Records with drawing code
------------
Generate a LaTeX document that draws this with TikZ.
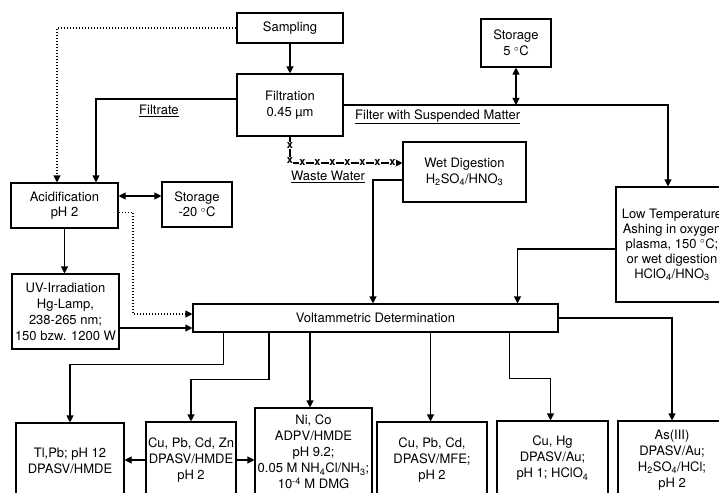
\documentclass[tikz,border=0pt]{standalone}
\usepackage{fontspec}
\setmainfont{TeX Gyre Heros}
\usetikzlibrary{arrows.meta,decorations.markings}
\tikzset{
  box/.style={draw, line width=1.1pt, align=center, inner sep=0pt, font=\fontsize{13}{15.5}\selectfont},
  lbl/.style={inner sep=0pt, font=\fontsize{13}{15.5}\selectfont, anchor=west},
  conn/.style={line width=1.1pt},
  arr/.style={conn, -{Triangle[length=7pt,width=7pt]}},
  darr/.style={conn, {Triangle[length=7pt,width=7pt]}-{Triangle[length=7pt,width=7pt]}},
  dotarr/.style={conn, dash pattern=on 1.2pt off 1.8pt, -{Triangle[length=7pt,width=7pt]}},
  xline/.style={arr, postaction={decorate}, decoration={markings,
     mark=between positions 9pt and 130pt step 15pt with {\node[fill=white, inner sep=0.4pt, font=\fontsize{11}{11}\selectfont\bfseries]{x};}}}
}
\begin{document}
\begin{tikzpicture}[x=1pt,y=-1pt]
\useasboundingbox (0,0) rectangle (719,492);
\clip (0,0) rectangle (719,492);
% boxes
\node[box, minimum width=106, minimum height=30] (samp) at (290,28) {Sampling};
\node[box, minimum width=106, minimum height=62] (filt) at (290,105) {Filtration\\0.45 µm};
\node[box, minimum width=70, minimum height=48] (st5) at (516,43) {Storage\\5 $^{\circ}$C};
\node[box, minimum width=107, minimum height=45] (acid) at (64.5,205.5) {Acidification\\pH 2};
\node[box, minimum width=70, minimum height=45] (st20) at (197,204.5) {Storage\\-20 $^{\circ}$C};
\node[box, minimum width=123, minimum height=60] (wet) at (464.5,172) {Wet Digestion\\H\textsubscript{2}SO\textsubscript{4}/HNO\textsubscript{3}};
\node[box, minimum width=107, minimum height=75, font=\fontsize{13}{16}\selectfont] (uv) at (65.5,311.5) {UV-Irradiation\\Hg-Lamp,\\238-265 nm;\\150 bzw. 1200 W};
\node[box, minimum width=112, minimum height=115, font=\fontsize{13}{15}\selectfont] (low) at (672,244.5) {Low Temperature\\Ashing in oxygen\\plasma, 150 $^{\circ}$C;\\or wet digestion\\HClO\textsubscript{4}/HNO\textsubscript{3}};
\node[box, minimum width=365, minimum height=28] (volt) at (375.5,318) {Voltammetric Determination};
\node[box, minimum width=108, minimum height=76, font=\fontsize{13}{16}\selectfont] (tl) at (70,461) {Tl,Pb; pH 12\\DPASV/HMDE};
\node[box, minimum width=90, minimum height=76, font=\fontsize{13}{16}\selectfont] (cz) at (191,460) {Cu, Pb, Cd, Zn\\DPASV/HMDE\\pH 2};
\node[box, minimum width=117, minimum height=88, font=\fontsize{13}{16}\selectfont] (nico) at (313.5,452) {Ni, Co\\ADPV/HMDE\\pH 9.2;\\0.05 M NH\textsubscript{4}Cl/NH\textsubscript{3};\\10\textsuperscript{-4} M DMG};
\node[box, minimum width=110, minimum height=76, font=\fontsize{13}{16}\selectfont] (mfe) at (432,460) {Cu, Pb, Cd,\\DPASV/MFE;\\pH 2};
\node[box, minimum width=111, minimum height=75, font=\fontsize{13}{16}\selectfont] (cuhg) at (552.5,458.5) {Cu, Hg\\DPASV/Au;\\pH 1; HClO\textsubscript{4}};
\node[box, minimum width=108, minimum height=78, font=\fontsize{13}{16}\selectfont] (as) at (672,460) {As(III)\\DPASV/Au;\\H\textsubscript{2}SO\textsubscript{4}/HCl;\\pH 2};
% labels
\node[lbl] (lfiltrate) at (139,111) {\underline{Filtrate}};
\node[lbl] (lfilter) at (355,117) {\underline{Filter with Suspended Matter}};
\node[lbl] (lwaste) at (291,177) {\underline{Waste Water}};
% connectors
\draw[arr] (samp.south) -- (filt.north);
\draw[dotarr] (samp.west) -| ([xshift=-7.5]acid.north);
\draw[arr] ([yshift=6]filt.west) -| ([xshift=31.5]acid.north);
\draw[arr] (filt.east) -| ([xshift=-4]low.north);
\coordinate (j5) at (516,105);
\draw[darr] (st5.south) -- (j5);
\draw[xline] (filt.south) |- ([yshift=9]wet.west);
\draw[arr] ([yshift=-8]wet.west) -| ([xshift=-2.5]volt.north);
\draw[arr] ([yshift=-4.5]low.west) -| ([xshift=142]volt.north);
\draw[darr] ([yshift=9.5]acid.east) -- ([yshift=9.5]acid.east -| st20.west);
\coordinate (d1) at (133,314);
\draw[dotarr] ([yshift=-7]acid.east) -| (d1) -- ([yshift=4]volt.west);
\draw[arr] (acid.south) -- (acid.south |- uv.north);
\draw[arr] ([yshift=-16.5]uv.east) -- ([yshift=-16.5]uv.east -| volt.west);
\draw[arr] ([xshift=-152]volt.south) -- ++(0,32) -| (tl.north);
\draw[arr] ([xshift=-106.5]volt.south) -- ++(0,47) -| (cz.north);
\draw[arr] ([xshift=-65.5]volt.south) -- ([xshift=-65.5]volt.south |- nico.north);
\draw[arr] ([xshift=55]volt.south) -- ([xshift=55]volt.south |- mfe.north);
\draw[arr] ([xshift=134]volt.south) -- ++(0,46) -| ([xshift=-2]cuhg.north);
\draw[arr] (volt.east) -| (as.north);
\draw[arr] (cz.west) -- (cz.west -| tl.east);
\draw[arr] (cz.east) -- (cz.east -| nico.west);
\end{tikzpicture}
\end{document}
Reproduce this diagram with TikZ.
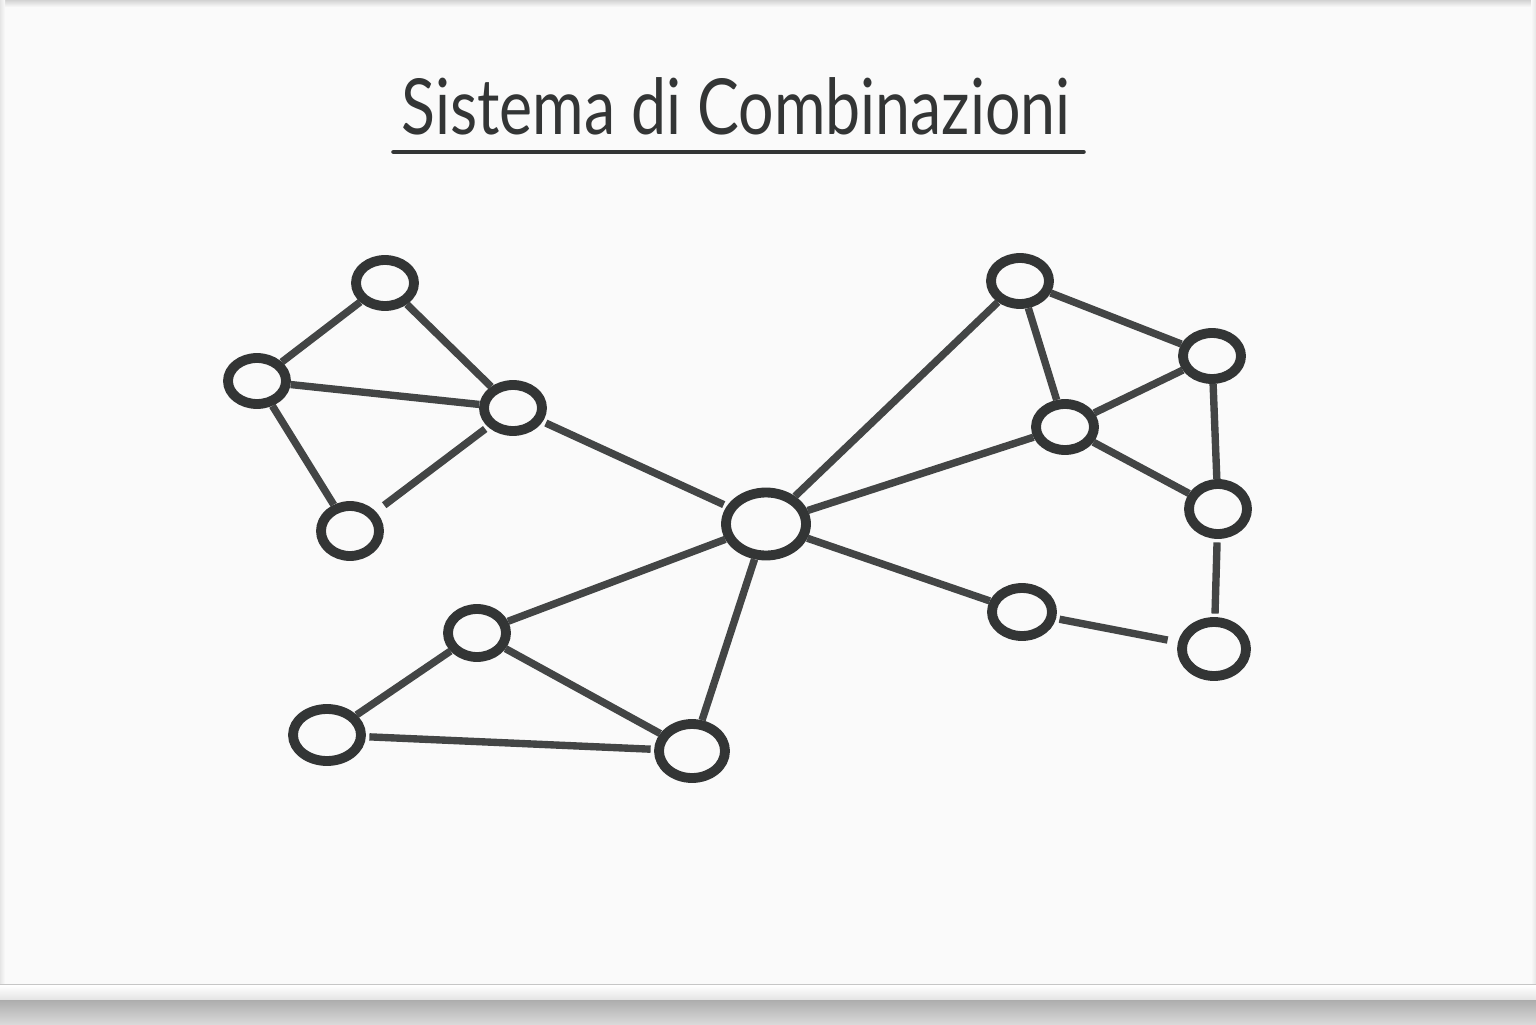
\documentclass[tikz,border=0pt]{standalone}
\usepackage{fontspec}
\setmainfont{Lato}
\usetikzlibrary{shapes.geometric,positioning}

\definecolor{ink}{HTML}{333535}
\definecolor{board}{HTML}{FAFAFA}

\tikzset{
  vertex/.style={ellipse,draw=ink,line width=2.8pt,fill=board,
    minimum width=0.58cm,minimum height=0.46cm,inner sep=0pt},
  hub/.style={vertex,minimum width=0.80cm,minimum height=0.63cm},
  link/.style={draw=ink!92,line width=2.1pt},
}

\begin{document}
\begin{tikzpicture}[shorten >=1pt,shorten <=1pt]
% whiteboard
  \fill[board] (0,0) rectangle (15.36,10.24);
  \shade[top color=gray!35,bottom color=board] (0,10.17) rectangle (15.36,10.24);
  \shade[left color=gray!20,right color=board] (0,0.4) rectangle (0.05,10.24);
  \shade[right color=gray!20,left color=board] (15.31,0.4) rectangle (15.36,10.24);
% tray
  \fill[gray!45] (0,0.385) rectangle (15.36,0.40);
  \shade[top color=white,bottom color=gray!22] (0,0.24) rectangle (15.36,0.385);
  \fill[gray!65] (0,0.225) rectangle (15.36,0.24);
  \shade[top color=gray!62,bottom color=gray!30] (0,0) rectangle (15.36,0.225);

% title
  \node[font=\fontsize{22}{26}\selectfont,text=ink,anchor=base,xscale=0.81] (title) at (7.36,8.89) {Sistema di Combinazioni};
  \draw[ink,line width=1.3pt,line cap=round] (3.90,8.72) -- (10.87,8.72);

% nodes
  \node[vertex]  (a) at (3.85,7.41) {};
  \node[vertex]  (b) at (2.57,6.43) {};
  \node[vertex]  (c) at (5.13,6.16) {};
  \node[vertex]  (d) at (3.50,4.93) [minimum height=0.50cm] {};
  \node[hub]     (e) at (7.66,5.00) {};
  \node[vertex]  (f) at (4.77,3.91) [minimum height=0.48cm] {};
  \node[vertex]  (g) at (3.27,2.89) [minimum width=0.68cm,minimum height=0.52cm] {};
  \node[vertex]  (h) at (6.92,2.73) [minimum width=0.66cm,minimum height=0.54cm] {};
  \node[vertex]  (i) at (10.20,7.43) {};
  \node[vertex]  (j) at (12.12,6.68) {};
  \node[vertex]  (k) at (10.65,5.97) {};
  \node[vertex]  (l) at (12.18,5.15) [minimum height=0.50cm] {};
  \node[vertex]  (m) at (10.22,4.12) [minimum width=0.60cm,minimum height=0.48cm] {};
  \node[vertex]  (n) at (12.14,3.75) [minimum width=0.64cm,minimum height=0.54cm] {};

% left cluster
  \draw[link] (a) -- (b)  (b) -- (c)  (b) -- (d)  (c) -- (e);
  \draw[link,shorten >=3pt] (a) -- (c)  (c) -- (d);
% bottom cluster
  \draw[link] (e) -- (f)  (e) -- (h)  (f) -- (g)  (f) -- (h)  (g) -- (h);
% right cluster
  \draw[link] (e) -- (i)  (e) -- (k)  (e) -- (m)  (i) -- (j)  (i) -- (k)
              (k) -- (j)  (j) -- (l)  (l) -- (n);
  \draw[link,shorten >=3pt] (k) -- (l)  (m) -- (n);
\end{tikzpicture}
\end{document}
------------
**SET EXERCISE**
Return exactly the lines from the one with "Reproduce this diagram with TikZ." to the one with "(n) at (12.14,3.75)", both ends kept, and only those. Images are left out.

**EXERCISE RESPONSE**
Reproduce this diagram with TikZ.
\documentclass[tikz,border=0pt]{standalone}
\usepackage{fontspec}
\setmainfont{Lato}
\usetikzlibrary{shapes.geometric,positioning}

\definecolor{ink}{HTML}{333535}
\definecolor{board}{HTML}{FAFAFA}

\tikzset{
  vertex/.style={ellipse,draw=ink,line width=2.8pt,fill=board,
    minimum width=0.58cm,minimum height=0.46cm,inner sep=0pt},
  hub/.style={vertex,minimum width=0.80cm,minimum height=0.63cm},
  link/.style={draw=ink!92,line width=2.1pt},
}

\begin{document}
\begin{tikzpicture}[shorten >=1pt,shorten <=1pt]
% whiteboard
  \fill[board] (0,0) rectangle (15.36,10.24);
  \shade[top color=gray!35,bottom color=board] (0,10.17) rectangle (15.36,10.24);
  \shade[left color=gray!20,right color=board] (0,0.4) rectangle (0.05,10.24);
  \shade[right color=gray!20,left color=board] (15.31,0.4) rectangle (15.36,10.24);
% tray
  \fill[gray!45] (0,0.385) rectangle (15.36,0.40);
  \shade[top color=white,bottom color=gray!22] (0,0.24) rectangle (15.36,0.385);
  \fill[gray!65] (0,0.225) rectangle (15.36,0.24);
  \shade[top color=gray!62,bottom color=gray!30] (0,0) rectangle (15.36,0.225);

% title
  \node[font=\fontsize{22}{26}\selectfont,text=ink,anchor=base,xscale=0.81] (title) at (7.36,8.89) {Sistema di Combinazioni};
  \draw[ink,line width=1.3pt,line cap=round] (3.90,8.72) -- (10.87,8.72);

% nodes
  \node[vertex]  (a) at (3.85,7.41) {};
  \node[vertex]  (b) at (2.57,6.43) {};
  \node[vertex]  (c) at (5.13,6.16) {};
  \node[vertex]  (d) at (3.50,4.93) [minimum height=0.50cm] {};
  \node[hub]     (e) at (7.66,5.00) {};
  \node[vertex]  (f) at (4.77,3.91) [minimum height=0.48cm] {};
  \node[vertex]  (g) at (3.27,2.89) [minimum width=0.68cm,minimum height=0.52cm] {};
  \node[vertex]  (h) at (6.92,2.73) [minimum width=0.66cm,minimum height=0.54cm] {};
  \node[vertex]  (i) at (10.20,7.43) {};
  \node[vertex]  (j) at (12.12,6.68) {};
  \node[vertex]  (k) at (10.65,5.97) {};
  \node[vertex]  (l) at (12.18,5.15) [minimum height=0.50cm] {};
  \node[vertex]  (m) at (10.22,4.12) [minimum width=0.60cm,minimum height=0.48cm] {};
  \node[vertex]  (n) at (12.14,3.75) [minimum width=0.64cm,minimum height=0.54cm] {};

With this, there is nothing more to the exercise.